BRUNO QUINTELLA | Do FACEbook | Sintoma invisível

Tijuca. Uma rosa branca, solitária, aos pés do bar de portas fechadas. Um relógio de parede trincado de tiros – e seus ponteiros paralisados: a morte paira pelas ruas da cidade e não há objetos suficientes que materializem a dor. 

Nove e meia da noite. Hora da novela para quem está de folga ou quem já cansou da folia. Ou nunca gostou. O garçom não se enquadraria em nenhuma das modalidades, era um cara alto astral e tinha um sorriso hábil. Morreu enquanto trabalhava. Um tiro no peito. Eu estava em casa, assim como muitos. Samuel estava na rua, assim como tantos. Algumas pessoas bebiam ali no bar, assim como qualquer um. 
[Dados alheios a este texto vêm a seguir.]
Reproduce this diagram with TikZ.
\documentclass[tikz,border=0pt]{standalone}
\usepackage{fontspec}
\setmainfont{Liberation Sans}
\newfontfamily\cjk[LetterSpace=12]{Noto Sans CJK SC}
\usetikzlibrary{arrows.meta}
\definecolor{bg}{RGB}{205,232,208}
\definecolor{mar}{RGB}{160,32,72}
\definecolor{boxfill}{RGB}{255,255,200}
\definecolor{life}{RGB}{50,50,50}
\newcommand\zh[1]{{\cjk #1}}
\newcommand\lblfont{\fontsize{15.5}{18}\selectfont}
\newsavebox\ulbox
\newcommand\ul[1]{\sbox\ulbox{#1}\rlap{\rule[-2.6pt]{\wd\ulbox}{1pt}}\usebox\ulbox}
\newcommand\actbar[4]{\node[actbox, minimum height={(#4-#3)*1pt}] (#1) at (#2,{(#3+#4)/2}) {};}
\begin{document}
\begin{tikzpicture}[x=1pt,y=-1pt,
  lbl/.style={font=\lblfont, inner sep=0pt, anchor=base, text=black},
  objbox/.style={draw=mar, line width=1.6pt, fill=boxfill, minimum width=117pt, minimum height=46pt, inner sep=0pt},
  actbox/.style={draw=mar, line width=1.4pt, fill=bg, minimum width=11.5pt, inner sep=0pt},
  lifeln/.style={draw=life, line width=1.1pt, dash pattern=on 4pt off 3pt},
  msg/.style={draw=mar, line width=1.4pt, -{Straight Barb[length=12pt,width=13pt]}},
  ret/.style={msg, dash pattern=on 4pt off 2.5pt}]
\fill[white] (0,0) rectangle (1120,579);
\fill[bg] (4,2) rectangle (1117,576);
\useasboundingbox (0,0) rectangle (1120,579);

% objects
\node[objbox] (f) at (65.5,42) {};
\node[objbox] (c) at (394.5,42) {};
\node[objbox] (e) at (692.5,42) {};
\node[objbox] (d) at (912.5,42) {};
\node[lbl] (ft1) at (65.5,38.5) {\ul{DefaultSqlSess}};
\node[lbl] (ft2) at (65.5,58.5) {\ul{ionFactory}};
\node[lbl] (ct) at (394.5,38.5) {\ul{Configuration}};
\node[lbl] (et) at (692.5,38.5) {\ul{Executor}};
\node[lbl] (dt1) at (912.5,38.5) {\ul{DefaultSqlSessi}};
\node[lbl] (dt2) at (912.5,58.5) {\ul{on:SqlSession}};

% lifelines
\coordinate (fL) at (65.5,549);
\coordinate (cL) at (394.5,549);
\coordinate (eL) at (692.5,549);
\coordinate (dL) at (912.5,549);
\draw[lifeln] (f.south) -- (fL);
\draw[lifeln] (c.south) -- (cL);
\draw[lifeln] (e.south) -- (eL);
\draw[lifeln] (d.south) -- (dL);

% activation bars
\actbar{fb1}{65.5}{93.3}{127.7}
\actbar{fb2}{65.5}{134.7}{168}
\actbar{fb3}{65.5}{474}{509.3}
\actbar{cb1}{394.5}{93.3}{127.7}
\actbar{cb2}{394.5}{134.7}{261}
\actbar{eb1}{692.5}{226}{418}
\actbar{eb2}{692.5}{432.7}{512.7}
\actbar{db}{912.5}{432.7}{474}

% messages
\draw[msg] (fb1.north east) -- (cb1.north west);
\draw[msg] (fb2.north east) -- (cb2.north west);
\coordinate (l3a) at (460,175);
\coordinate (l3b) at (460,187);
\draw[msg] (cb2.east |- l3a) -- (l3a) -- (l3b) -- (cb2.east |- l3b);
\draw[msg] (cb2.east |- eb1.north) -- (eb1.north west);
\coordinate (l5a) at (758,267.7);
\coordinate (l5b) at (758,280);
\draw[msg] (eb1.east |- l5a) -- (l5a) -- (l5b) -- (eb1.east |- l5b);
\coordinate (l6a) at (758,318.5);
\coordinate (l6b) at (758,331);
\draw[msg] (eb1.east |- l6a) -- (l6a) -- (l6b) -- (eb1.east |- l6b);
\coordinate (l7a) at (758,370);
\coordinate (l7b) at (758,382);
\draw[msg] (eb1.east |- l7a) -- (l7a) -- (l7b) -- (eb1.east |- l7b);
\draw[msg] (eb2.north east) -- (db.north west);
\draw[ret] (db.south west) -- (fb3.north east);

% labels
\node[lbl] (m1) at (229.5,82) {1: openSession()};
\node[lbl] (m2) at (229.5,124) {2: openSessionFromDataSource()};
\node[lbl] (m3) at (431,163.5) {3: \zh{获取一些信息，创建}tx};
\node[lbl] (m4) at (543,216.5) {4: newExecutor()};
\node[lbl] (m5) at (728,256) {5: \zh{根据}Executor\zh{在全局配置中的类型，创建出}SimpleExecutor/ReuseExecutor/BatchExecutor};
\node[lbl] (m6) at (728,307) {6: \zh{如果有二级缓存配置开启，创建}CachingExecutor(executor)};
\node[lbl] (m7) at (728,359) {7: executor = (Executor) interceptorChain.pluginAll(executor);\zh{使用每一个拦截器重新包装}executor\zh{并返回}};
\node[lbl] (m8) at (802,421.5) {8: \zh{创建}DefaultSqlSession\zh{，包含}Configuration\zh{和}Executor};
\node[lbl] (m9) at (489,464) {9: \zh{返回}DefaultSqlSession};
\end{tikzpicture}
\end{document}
Não é preciso tentar se imaginar lá para sentir a dor. A situação atual na cidade é de anestesia social. Não queremos mais sentir a literalidade de sentimentos que não necessariamente nos pertencem, apenas ficamos na solidariedade instantânea de uma morte violenta. Um comentário besta numa postagem dos sites jornalísticos confirma a preocupação periférica da sociedade: “porra, o cara deu mole.” E, mais uma vez, é preciso sair em defesa da vítima. 
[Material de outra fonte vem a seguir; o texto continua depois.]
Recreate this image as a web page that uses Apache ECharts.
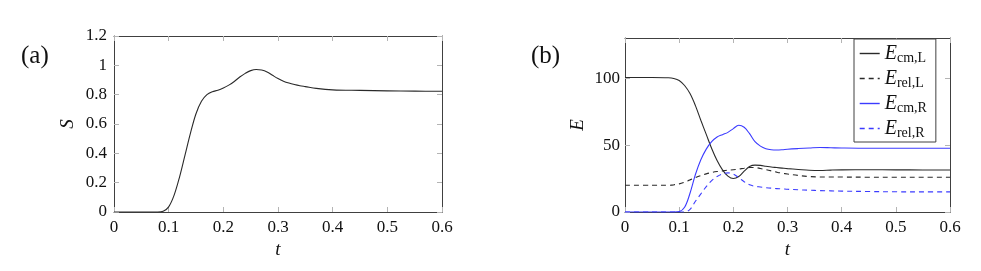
<!DOCTYPE html>
<html><head><meta charset="utf-8">
<script src="https://cdn.jsdelivr.net/npm/echarts@6/dist/echarts.min.js"></script>
<style>html,body{margin:0;padding:0;background:#fff}#c{width:981px;height:271px}</style>
</head><body><div id="c"></div>
<script>
// ---- data ----
const tS = [0,0.08,0.09,0.1,0.11,0.12,0.13,0.14,0.15,0.16,0.17,0.18,0.19,0.2,0.21,0.22,0.23,0.24,0.25,0.26,0.27,0.28,0.29,0.3,0.31,0.32,0.33,0.34,0.35,0.37,0.4,0.45,0.5,0.55,0.6];
const S  = [0,0,0.005,0.035,0.115,0.24,0.39,0.54,0.67,0.755,0.8,0.82,0.83,0.845,0.865,0.89,0.92,0.945,0.964,0.972,0.968,0.955,0.932,0.91,0.892,0.879,0.869,0.861,0.855,0.843,0.833,0.829,0.826,0.824,0.823];

const tE = [0,0.05,0.08,0.09,0.1,0.11,0.12,0.13,0.14,0.15,0.16,0.17,0.18,0.19,0.2,0.21,0.22,0.23,0.24,0.25,0.26,0.27,0.28,0.29,0.3,0.32,0.34,0.36,0.38,0.4,0.45,0.5,0.55,0.6];
const EcmL  = [100.5,100.5,100.3,99.8,98.3,94.5,88.5,79.5,68.5,58,47.5,38.5,31.5,26.8,25,26.5,30.5,34,35,34.8,34.2,33.6,33.2,32.8,32.4,31.8,31.2,31.0,31.3,31.5,31.6,31.5,31.4,31.4];
const ErelL = [20,20,20,20.3,21,22.3,24,25.7,27.2,28.5,29.5,30.2,30.7,31.2,31.6,32.1,32.7,33.2,33.2,32.5,31.6,30.7,29.8,29,28.4,27.3,26.5,26.2,26.1,26.1,26,26,26,26];
const EcmR  = [0,0,0,0,0.3,3.5,14,28,39,47,52.5,56,57.8,59.5,62.3,64.8,63.3,58.5,52.5,49.2,47.3,46.5,46.3,46.5,46.9,47.4,47.8,48.2,48,47.8,47.6,47.6,47.6,47.6];
const ErelR = [0,0,0,0,0,0,2,8,13.5,19,23.5,26.5,28.5,29.2,28.3,25.7,22.6,20.3,19.2,18.7,18.2,17.8,17.5,17.3,17,16.6,16.3,16,15.8,15.6,15.3,15.1,15,15];

const tTicks = [0,0.1,0.2,0.3,0.4,0.5,0.6];
const sTicks = [0,0.2,0.4,0.6,0.8,1,1.2];
const eTicks = [0,50,100];
const seriesNames = ['E_cm,L','E_rel,L','E_cm,R','E_rel,R'];
const panelLabels = ['(a)','(b)'];

// ---- styling ----
const FONT = 'Liberation Serif';
const frame = '#404040';
const tickC = '#b4b4b4';
const pairs = (t, v) => t.map((x, i) => [x, v[i]]);
const black = '#2a2a2a', blue = '#3b3bff';
const sColors = [black, black, blue, blue];
const sDash = ['solid', [5, 4], 'solid', [5, 4]];

function xAx(grid, pos, labels) {
  return {
    type: 'value', gridIndex: grid, position: pos, min: 0, max: 0.6, interval: 0.1,
    axisLine: {show: true, onZero: false, lineStyle: {color: frame, width: 1}},
    axisTick: {show: true, inside: true, length: 5, lineStyle: {color: tickC}},
    axisLabel: {show: labels, margin: 7, fontFamily: FONT, fontSize: 17, color: '#111'},
    splitLine: {show: false},
    name: labels ? 't' : '', nameLocation: 'middle', nameGap: 26,
    nameTextStyle: {fontFamily: FONT, fontStyle: 'italic', fontSize: 19, color: '#111'}
  };
}
function yAx(grid, pos, labels, cfg, name, gap, margin) {
  return Object.assign({
    type: 'value', gridIndex: grid, position: pos,
    axisLine: {show: true, onZero: false, lineStyle: {color: frame, width: 1}},
    axisTick: {show: true, inside: true, length: 5, lineStyle: {color: tickC}, customValues: cfg.ticks},
    axisLabel: {show: labels, margin: margin, fontFamily: FONT, fontSize: 17, color: '#111', customValues: cfg.ticks},
    splitLine: {show: false},
    name: labels ? name : '', nameLocation: 'middle', nameGap: gap, nameRotate: 90,
    nameTextStyle: {fontFamily: FONT, fontStyle: 'italic', fontSize: 19, color: '#111'}
  }, {min: cfg.min, max: cfg.max});
}

const chart = echarts.init(document.getElementById('c'), null, {renderer: 'canvas'});
const lineBase = {type: 'line', showSymbol: false, symbol: 'none', smooth: 0.35, animation: false};
const eData = [EcmL, ErelL, EcmR, ErelR];

chart.setOption({
  animation: false,
  backgroundColor: '#fff',
  title: [
    {text: panelLabels[0], left: 16, top: 39, textStyle: {fontFamily: FONT, fontWeight: 'normal', fontSize: 25, color: '#111'}},
    {text: panelLabels[1], left: 526, top: 39, textStyle: {fontFamily: FONT, fontWeight: 'normal', fontSize: 25, color: '#111'}}
  ],
  grid: [
    {left: 114, right: 539, top: 36, bottom: 59},
    {left: 625, right: 31, top: 38, bottom: 59}
  ],
  xAxis: [xAx(0, 'bottom', true), xAx(0, 'top', false), xAx(1, 'bottom', true), xAx(1, 'top', false)],
  yAxis: [
    yAx(0, 'left', true, {min: 0, max: 1.2, ticks: sTicks}, 'S', 37, 7),
    yAx(0, 'right', false, {min: 0, max: 1.2, ticks: sTicks}, '', 0, 0),
    yAx(1, 'left', true, {min: 0, max: 130, ticks: eTicks}, 'E', 38, 5),
    yAx(1, 'right', false, {min: 0, max: 130, ticks: eTicks}, '', 0, 0)
  ],
  legend: {
    data: seriesNames.map((n, i) => ({name: n, lineStyle: {color: sColors[i], width: 1.4, type: sDash[i]}, itemStyle: {opacity: 0}})),
    orient: 'vertical', left: 854, top: 39,
    padding: [3, 9, 2, 5], itemGap: 2, itemWidth: 20, itemHeight: 12,
    backgroundColor: '#fff', borderColor: frame, borderWidth: 1,
    formatter: n => { const p = n.split('_'); return '{e|' + p[0] + '}{s|' + p[1] + '}'; },
    textStyle: {
      color: '#111', lineHeight: 21,
      rich: {
        e: {fontFamily: FONT, fontStyle: 'italic', fontSize: 20, lineHeight: 21, color: '#111'},
        s: {fontFamily: FONT, fontSize: 14, lineHeight: 21, padding: [9, 0, 0, 0], color: '#111'}
      }
    }
  },
  series: [
    Object.assign({}, lineBase, {name: 'S', xAxisIndex: 0, yAxisIndex: 0, data: pairs(tS, S), itemStyle: {color: black}, lineStyle: {color: black, width: 1.1}})
  ].concat(seriesNames.map((n, i) => Object.assign({}, lineBase, {
    name: n, xAxisIndex: 2, yAxisIndex: 2, data: pairs(tE, eData[i]),
    itemStyle: {color: sColors[i]}, lineStyle: {color: sColors[i], width: 1.1, type: sDash[i]}
  })))
});
</script>
</body></html>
Uma das coisas que aprendi na profissão de jornalista foi a partir de um erro crasso da imprensa nos anos 1980. Havia um clima também de anestesia social. Era salutar o convívio de bandidos e sociedade. O traficante de drogas Marcinho VP foi capa de caderno de cultura de jornal. “quando você está no inferno nunca é tão quente.” É uma frase que abriu minha cabeça quando ouvi pela primeira vez de um grande jornalista. Foi talvez a sentença que resume o fardo que é ser um profissional da imprensa. É natural que endureçamos, mas a ternura… bem a ternura tá difícil de (re)encontrar. E é, também, uma autocrítica. Mas acontece é que, mais uma vez, a própria sociedade parece anestesiada. Paralisada. 
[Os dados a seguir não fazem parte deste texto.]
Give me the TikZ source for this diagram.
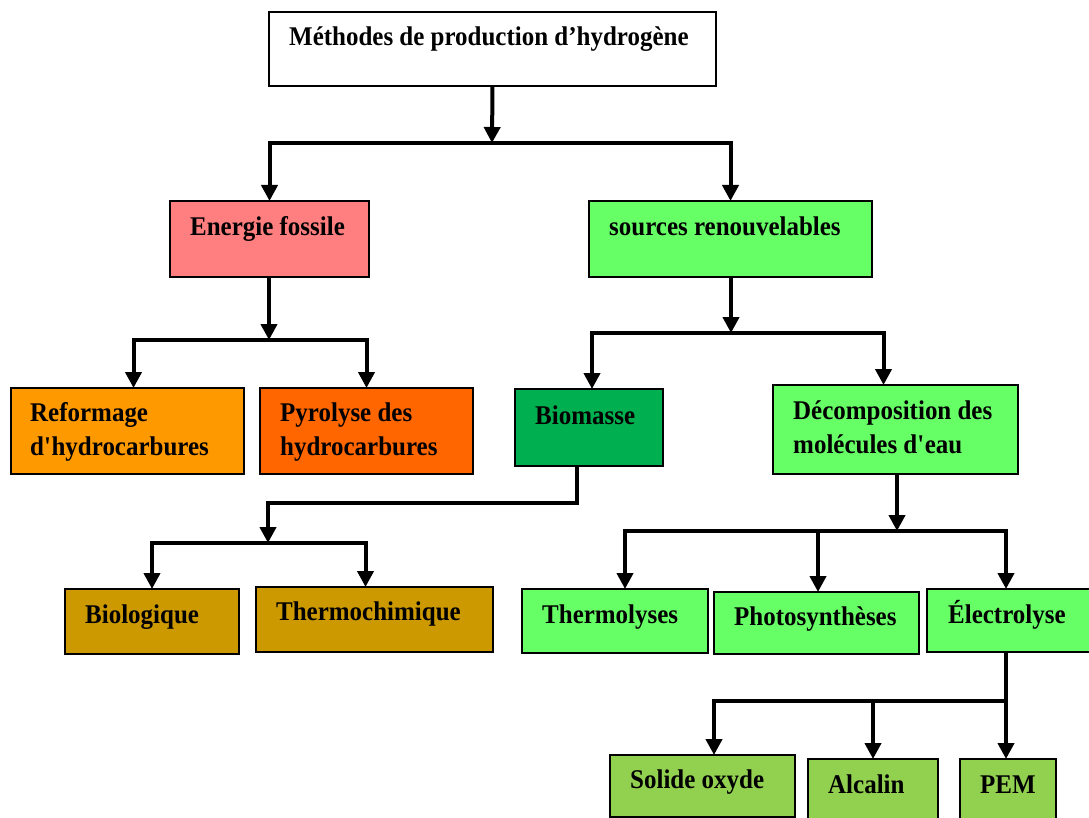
\documentclass[tikz,border=0pt]{standalone}
\usepackage{fontspec}
\setmainfont{Liberation Serif}[FakeStretch=0.925]
\usetikzlibrary{arrows.meta,calc}
\definecolor{cSalmon}{HTML}{FF7F80}
\definecolor{cLight}{HTML}{66FF66}
\definecolor{cOrange}{HTML}{FF9900}
\definecolor{cDarkOrange}{HTML}{FF6600}
\definecolor{cBio}{HTML}{00B050}
\definecolor{cGold}{HTML}{CC9900}
\definecolor{cOlive}{HTML}{92D050}
\newcommand\sq{\textquotesingle}
\begin{document}
\begin{tikzpicture}[x=1pt,y=-1pt,
 box/.style={draw=black,line width=1.6pt,inner sep=0pt,outer sep=0pt,anchor=north west},
 lbl/.style={anchor=base west,inner sep=0pt,font=\fontsize{27}{34}\selectfont\bfseries,align=left},
 conn/.style={line width=4pt},
 arr/.style={conn,-{Triangle[width=16pt,length=16pt]}}]
\useasboundingbox (0,0) rectangle (1089,818);
% boxes
\node[box,fill=white,minimum width=447pt,minimum height=74pt] (top) at (269,12) {};
\node[box,fill=cSalmon,minimum width=199pt,minimum height=76pt] (ef) at (170,201) {};
\node[box,fill=cLight,minimum width=283pt,minimum height=76pt] (sr) at (589,201) {};
\node[box,fill=cOrange,minimum width=233pt,minimum height=86pt] (ref) at (11,388) {};
\node[box,fill=cDarkOrange,minimum width=213pt,minimum height=86pt] (pyr) at (260,388) {};
\node[box,fill=cBio,minimum width=148pt,minimum height=77pt] (bio) at (515,389) {};
\node[box,fill=cLight,minimum width=245pt,minimum height=89pt] (dec) at (773,385) {};
\node[box,fill=cGold,minimum width=174pt,minimum height=65pt] (biol) at (65,589) {};
\node[box,fill=cGold,minimum width=237pt,minimum height=65pt] (thc) at (256,587) {};
\node[box,fill=cLight,minimum width=186pt,minimum height=64pt] (thl) at (522,589) {};
\node[box,fill=cLight,minimum width=205pt,minimum height=62pt] (pho) at (714,592) {};
\node[box,fill=cLight,minimum width=164pt,minimum height=63pt] (ele) at (927,589) {};
\node[box,fill=cOlive,minimum width=185pt,minimum height=62pt] (so) at (610,755) {};
\node[box,fill=cOlive,minimum width=130pt,minimum height=66pt] (alc) at (808,759) {};
\node[box,fill=cOlive,minimum width=96pt,minimum height=66pt] (pem) at (960,759) {};
% labels
\node[lbl] (topt) at ($(top.north west)+(20,34)$) {Méthodes de production d’hydrogène};
\node[lbl] (eft) at ($(ef.north west)+(20,35)$) {Energie fossile};
\node[lbl] (srt) at ($(sr.north west)+(20,35)$) {sources renouvelables};
\node[lbl] (reft) at ($(ref.north west)+(19,67)$) {Reformage\\d\sq hydrocarbures};
\node[lbl] (pyrt) at ($(pyr.north west)+(20,67)$) {Pyrolyse des\\hydrocarbures};
\node[lbl] (biot) at ($(bio.north west)+(20,35)$) {Biomasse};
\node[lbl] (dect) at ($(dec.north west)+(20,68)$) {Décomposition des\\molécules d\sq eau};
\node[lbl] (biolt) at ($(biol.north west)+(20,34)$) {Biologique};
\node[lbl] (thct) at ($(thc.north west)+(20,33)$) {Thermochimique};
\node[lbl] (thlt) at ($(thl.north west)+(20,34)$) {Thermolyses};
\node[lbl] (phot) at ($(pho.north west)+(20,33)$) {Photosynthèses};
\node[lbl] (elet) at ($(ele.north west)+(21,34)$) {Électrolyse};
\node[lbl] (sot) at ($(so.north west)+(20,33)$) {Solide oxyde};
\node[lbl] (alct) at ($(alc.north west)+(20,34)$) {Alcalin};
\node[lbl] (pemt) at ($(pem.north west)+(20,34)$) {PEM};
% junctions
\coordinate (j1) at (492,143);
\coordinate (j2) at (269,340);
\coordinate (j3) at (731,333);
\coordinate (b0) at (577,466);
\coordinate (b1) at (268,503);
\coordinate (j4) at (268,543);
\coordinate (j5) at (897,531);
\coordinate (j6) at (1006,701);
% connectors
\draw[arr] (top.south) -- (j1);
\draw[arr] (j1) -| (ef.north);
\draw[arr] (j1) -| (sr.north);
\draw[arr] (ef.south -| j2) -- (j2);
\draw[arr] (j2) -| ([xshift=6pt]ref.north);
\draw[arr] (j2) -| (pyr.north);
\draw[arr] (sr.south -| j3) -- (j3);
\draw[arr] (j3) -| ([xshift=3pt]bio.north);
\draw[arr] (j3) -| ([xshift=-12pt]dec.north);
\draw[arr] (bio.south -| b0) |- (b1) -- (j4);
\draw[arr] (j4) -| (biol.north);
\draw[arr] (j4) -| ([xshift=-9pt]thc.north);
\draw[arr] (dec.south -| j5) -- (j5);
\draw[arr] (j5) -| ([xshift=10pt]thl.north);
\draw[arr] (j5) -| ([xshift=1.5pt]pho.north);
\draw[arr] (j5) -| (ele.north -| j6);
\draw[arr] (ele.south -| j6) -- (pem.north -| j6);
\draw[arr] (j6) -| ([xshift=11.5pt]so.north);
\draw[arr] (j6) -| (alc.north);
\end{tikzpicture}
\end{document}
Voltamos a naturalizar a violência, talvez não com o romance de outrora, mas ao criar aplicativos para saber onde tem tiroteio, quando sabemos o motivo porque soltam fogos na favela de madrugada, quando um policial mata um colega por pensar se tratar de um bandido, quando um jornalista é ameaçado por guardas municipais, quando matam 15 numa chacina no Ceará, quando voltam pela contra-mão no túnel por causa de arrastão, de operação policial ou um carro enguiçado. Terrorismo urbano é o intervalo entre o que acontece entre dois assaltos. Enquanto isso a gente segue a vida, no lazer ou no trabalho. Foi por esse motivo que Samuel morreu. Assim como muitos, ele naturalizou a violência da qual pretendia fugir, talvez num outro estado. 

Muitas pessoas não entenderam porque ele não correu para se esconder. Talvez nem ele. Resumir a vida de um rapaz por causa de alguns segundos e tentar classificar sua morte como vacilo é triste. É o sintoma invisível de uma sociedade que absolve a doença e condena o enfermo.